_WHAT THIS TASK INVOLVES:_ Without the pictures, print the lines running from the beginning of the material to the line containing "10500, 200, 2000];", both ends included.

------------

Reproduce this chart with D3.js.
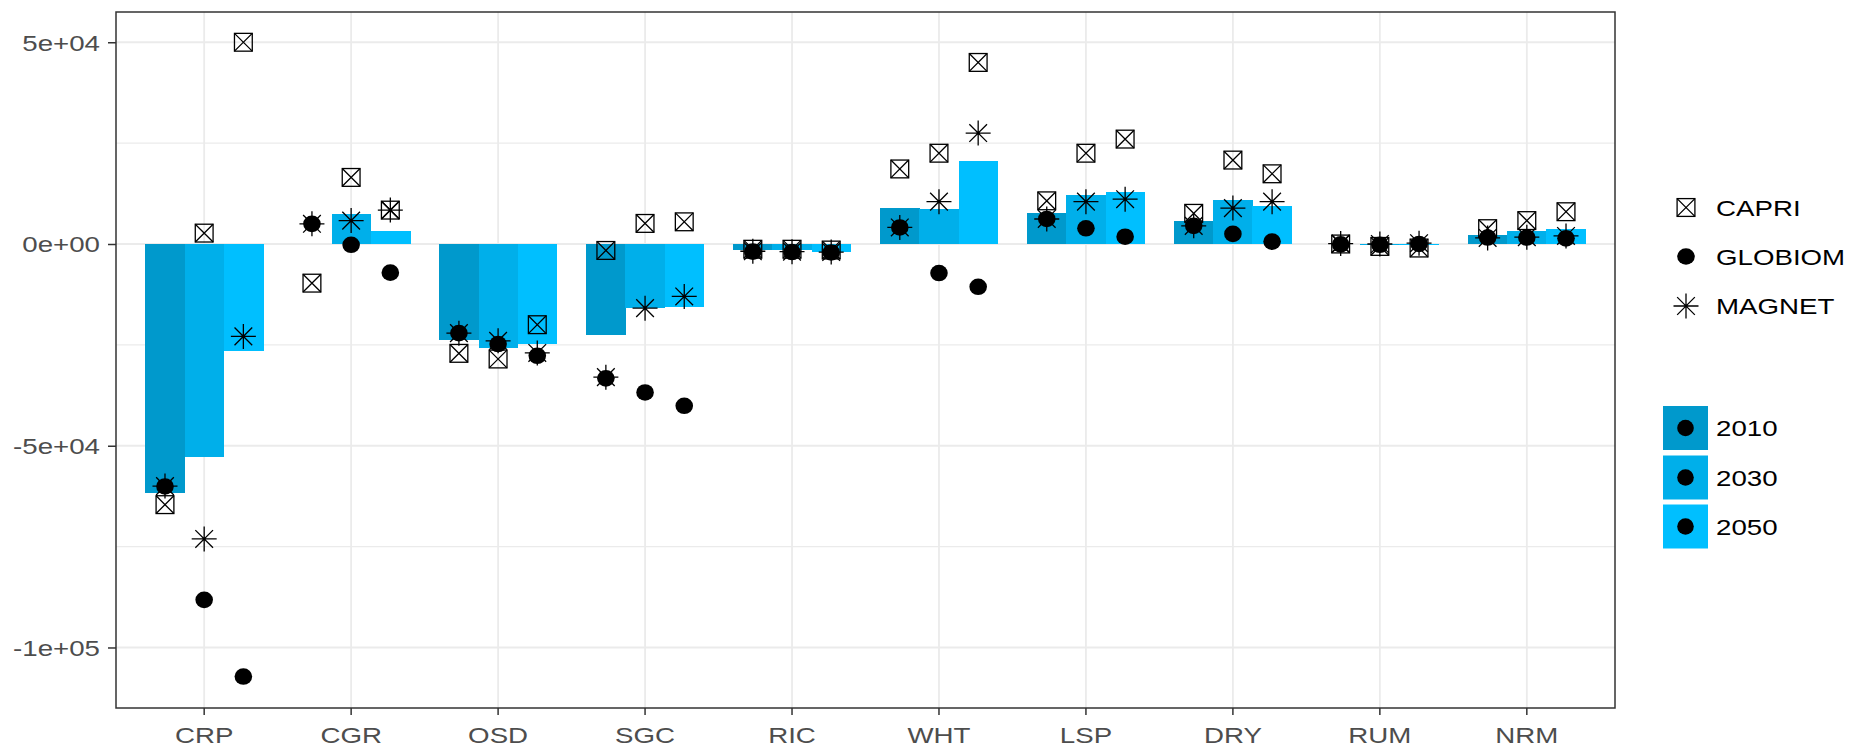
<!DOCTYPE html>
<html>
<head>
<meta charset="utf-8">
<script src="https://cdn.jsdelivr.net/npm/d3@7"></script>
<style>
  html, body { margin: 0; padding: 0; background: #ffffff; }
  svg { display: block; }
  text { font-family: "Liberation Sans", Arial, Helvetica, sans-serif; }
</style>
</head>
<body>
<svg id="chart" width="1854" height="748"></svg>
<script>
// ---------------- DATA ----------------
const categories = ["CRP", "CGR", "OSD", "SGC", "RIC", "WHT", "LSP", "DRY", "RUM", "NRM"];
const years = ["2010", "2030", "2050"];
const models = ["CAPRI", "GLOBIOM", "MAGNET"];

// bar values per year (same order as categories)
const bar2010 = [-61600, 0, -23800, -22500, -1500, 8900, 7800, 5700, 0, 2200];
const bar2030 = [-52750, 7400, -25700, -15800, -1600, 8600, 12200, 10800, -300, 3200];
const bar2050 = [-26500, 3200, -24800, -15700, -2000, 20600, 13000, 9400, -200, 3800];

// model point values per year
const capri2010 = [-64600, -9700, -27100, -1600, -1300, 18600, 10700, 7600, 0, 3800];
const capri2030 = [2700, 16500, -28500, 5100, -1300, 22500, 22500, 20800, -600, 5800];
const capri2050 = [50000, 8400, -20000, 5500, -1500, 45000, 26000, 17400, -1000, 8000];

const globiom2010 = [-60100, 5000, -22100, -33300, -1900, 4100, 6200, 4500, -100, 1600];
const globiom2030 = [-88200, -200, -24800, -36800, -2000, -7200, 3900, 2500, -200, 1600];
const globiom2050 = [-107200, -7100, -27700, -40100, -2100, -10600, 1800, 600, 0, 1400];

const magnet2010 = [-60000, 5000, -22100, -33000, -1800, 4100, 6200, 4500, 100, 1500];
const magnet2030 = [-73100, 5800, -24000, -15900, -1900, 10500, 10500, 8900, 0, 1700];
const magnet2050 = [-22900, 8400, -27000, -13000, -2000, 27500, 11100, 10500, 200, 2000];

const yTickValues = [-100000, -50000, 0, 50000];
const yTickLabels = ["-1e+05", "-5e+04", "0e+00", "5e+04"];
const yMinorValues = [-75000, -25000, 25000];

// ---------------- BUILD TABLES ----------------
const barSeries = { "2010": bar2010, "2030": bar2030, "2050": bar2050 };
const pointSeries = {
  CAPRI: { "2010": capri2010, "2030": capri2030, "2050": capri2050 },
  GLOBIOM: { "2010": globiom2010, "2030": globiom2030, "2050": globiom2050 },
  MAGNET: { "2010": magnet2010, "2030": magnet2030, "2050": magnet2050 }
};
const barData = [];
years.forEach(yr => categories.forEach((c, i) => barData.push({ cat: c, year: yr, value: barSeries[yr][i] })));
const pointData = [];
models.forEach(m => years.forEach(yr => categories.forEach((c, i) =>
  pointData.push({ model: m, cat: c, year: yr, value: pointSeries[m][yr][i] }))));

// ---------------- STYLE / LAYOUT ----------------
const yearColors = { "2010": "#0099CC", "2030": "#00AFEA", "2050": "#00BFFF" };
const FS = 22.5, SX = 1.23;
const panel = { left: 116, right: 1615, top: 12, bottom: 708 };

const svg = d3.select("#chart");

const x = d3.scaleBand().domain(categories)
  .range([panel.left, panel.right]).paddingInner(0.2).paddingOuter(0.2);
const xYear = d3.scaleBand().domain(years).range([0, x.bandwidth()]);
const y = d3.scaleLinear().domain([-115000, 57500]).range([panel.bottom, panel.top]);

// grid
const grid = svg.append("g");
grid.selectAll("line.minor").data(yMinorValues).enter().append("line")
  .attr("x1", panel.left).attr("x2", panel.right)
  .attr("y1", d => y(d)).attr("y2", d => y(d))
  .attr("stroke", "#EBEBEB").attr("stroke-width", 1.3);
grid.selectAll("line.majory").data(yTickValues).enter().append("line")
  .attr("x1", panel.left).attr("x2", panel.right)
  .attr("y1", d => y(d)).attr("y2", d => y(d))
  .attr("stroke", "#EBEBEB").attr("stroke-width", 1.8);
grid.selectAll("line.majorx").data(categories).enter().append("line")
  .attr("x1", d => x(d) + x.bandwidth() / 2).attr("x2", d => x(d) + x.bandwidth() / 2)
  .attr("y1", panel.top).attr("y2", panel.bottom)
  .attr("stroke", "#EBEBEB").attr("stroke-width", 1.8);

// bars
svg.append("g").attr("shape-rendering", "crispEdges")
  .selectAll("rect").data(barData.filter(d => d.value !== 0)).enter().append("rect")
  .attr("x", d => x(d.cat) + xYear(d.year))
  .attr("width", xYear.bandwidth() + 0.6)
  .attr("y", d => Math.min(y(0), y(d.value)))
  .attr("height", d => Math.abs(y(d.value) - y(0)))
  .attr("fill", d => yearColors[d.year]);

// markers
function drawMarker(g, model, cx, cy) {
  const s = 8.9, L = 12.5;
  if (model === "CAPRI") {
    g.append("rect").attr("x", cx - s).attr("y", cy - s).attr("width", 2 * s).attr("height", 2 * s)
      .attr("fill", "none").attr("stroke", "#000").attr("stroke-width", 1.3);
    g.append("path").attr("d", `M${cx - s},${cy - s}L${cx + s},${cy + s}M${cx - s},${cy + s}L${cx + s},${cy - s}`)
      .attr("stroke", "#000").attr("stroke-width", 1.3).attr("fill", "none");
  } else if (model === "GLOBIOM") {
    g.append("ellipse").attr("cx", cx).attr("cy", cy).attr("rx", 8.8).attr("ry", 8.3).attr("fill", "#000");
  } else {
    const d = L / Math.SQRT2;
    g.append("path").attr("d",
      `M${cx - L},${cy}L${cx + L},${cy}M${cx},${cy - L}L${cx},${cy + L}` +
      `M${cx - d},${cy - d}L${cx + d},${cy + d}M${cx - d},${cy + d}L${cx + d},${cy - d}`)
      .attr("stroke", "#000").attr("stroke-width", 1.3).attr("fill", "none");
  }
}
const pts = svg.append("g");
pointData.forEach(p => {
  const cx = x(p.cat) + xYear(p.year) + xYear.bandwidth() / 2;
  drawMarker(pts, p.model, cx, y(p.value));
});

// panel border
svg.append("rect").attr("x", panel.left).attr("y", panel.top)
  .attr("width", panel.right - panel.left).attr("height", panel.bottom - panel.top)
  .attr("fill", "none").attr("stroke", "#333333").attr("stroke-width", 1.5);

// axes
const yAxis = d3.axisLeft(y).tickValues(yTickValues)
  .tickFormat((d, i) => yTickLabels[i]).tickSize(8).tickPadding(8);
const gy = svg.append("g").attr("transform", `translate(${panel.left},0)`).call(yAxis);
gy.select(".domain").remove();
gy.selectAll(".tick line").attr("stroke", "#333333").attr("stroke-width", 1.5);
gy.selectAll(".tick text")
  .attr("fill", "#4D4D4D").attr("font-size", FS)
  .attr("font-family", "'Liberation Sans', Arial, sans-serif")
  .attr("x", null).attr("dy", "0.35em")
  .attr("transform", `translate(-16,0) scale(${SX},1)`);

const xAxis = d3.axisBottom(x).tickSize(7).tickPadding(12);
const gx = svg.append("g").attr("transform", `translate(0,${panel.bottom})`).call(xAxis);
gx.select(".domain").remove();
gx.selectAll(".tick line").attr("stroke", "#333333").attr("stroke-width", 1.5);
gx.selectAll(".tick text")
  .attr("fill", "#4D4D4D").attr("font-size", FS)
  .attr("font-family", "'Liberation Sans', Arial, sans-serif")
  .attr("y", null).attr("dy", null)
  .attr("transform", `translate(0,35) scale(${SX},1)`);

// legend: models
const lg1 = svg.append("g");
const modelLegendY = [207.5, 256.5, 306];
models.forEach((m, i) => {
  drawMarker(lg1, m, 1686, modelLegendY[i]);
  lg1.append("text").attr("transform", `translate(1716,${modelLegendY[i]}) scale(${SX},1)`)
    .attr("dy", "0.36em").attr("font-size", FS).attr("fill", "#000").text(m);
});

// legend: years
const lg2 = svg.append("g");
const keyTop = [406, 455.5, 504.5];
years.forEach((yr, i) => {
  lg2.append("rect").attr("x", 1663).attr("y", keyTop[i]).attr("width", 45).attr("height", 44)
    .attr("fill", yearColors[yr]);
  lg2.append("ellipse").attr("cx", 1685.5).attr("cy", keyTop[i] + 22).attr("rx", 8.3).attr("ry", 8.3).attr("fill", "#000");
  lg2.append("text").attr("transform", `translate(1716,${keyTop[i] + 22}) scale(${SX},1)`)
    .attr("dy", "0.36em").attr("font-size", FS).attr("fill", "#000").text(yr);
});
</script>
</body>
</html>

------------

_SOLUTION TO THIS EXERCISE:_
Reproduce this chart with D3.js.
<!DOCTYPE html>
<html>
<head>
<meta charset="utf-8">
<script src="https://cdn.jsdelivr.net/npm/d3@7"></script>
<style>
  html, body { margin: 0; padding: 0; background: #ffffff; }
  svg { display: block; }
  text { font-family: "Liberation Sans", Arial, Helvetica, sans-serif; }
</style>
</head>
<body>
<svg id="chart" width="1854" height="748"></svg>
<script>
// ---------------- DATA ----------------
const categories = ["CRP", "CGR", "OSD", "SGC", "RIC", "WHT", "LSP", "DRY", "RUM", "NRM"];
const years = ["2010", "2030", "2050"];
const models = ["CAPRI", "GLOBIOM", "MAGNET"];

// bar values per year (same order as categories)
const bar2010 = [-61600, 0, -23800, -22500, -1500, 8900, 7800, 5700, 0, 2200];
const bar2030 = [-52750, 7400, -25700, -15800, -1600, 8600, 12200, 10800, -300, 3200];
const bar2050 = [-26500, 3200, -24800, -15700, -2000, 20600, 13000, 9400, -200, 3800];

// model point values per year
const capri2010 = [-64600, -9700, -27100, -1600, -1300, 18600, 10700, 7600, 0, 3800];
const capri2030 = [2700, 16500, -28500, 5100, -1300, 22500, 22500, 20800, -600, 5800];
const capri2050 = [50000, 8400, -20000, 5500, -1500, 45000, 26000, 17400, -1000, 8000];

const globiom2010 = [-60100, 5000, -22100, -33300, -1900, 4100, 6200, 4500, -100, 1600];
const globiom2030 = [-88200, -200, -24800, -36800, -2000, -7200, 3900, 2500, -200, 1600];
const globiom2050 = [-107200, -7100, -27700, -40100, -2100, -10600, 1800, 600, 0, 1400];

const magnet2010 = [-60000, 5000, -22100, -33000, -1800, 4100, 6200, 4500, 100, 1500];
const magnet2030 = [-73100, 5800, -24000, -15900, -1900, 10500, 10500, 8900, 0, 1700];
const magnet2050 = [-22900, 8400, -27000, -13000, -2000, 27500, 11100, 10500, 200, 2000];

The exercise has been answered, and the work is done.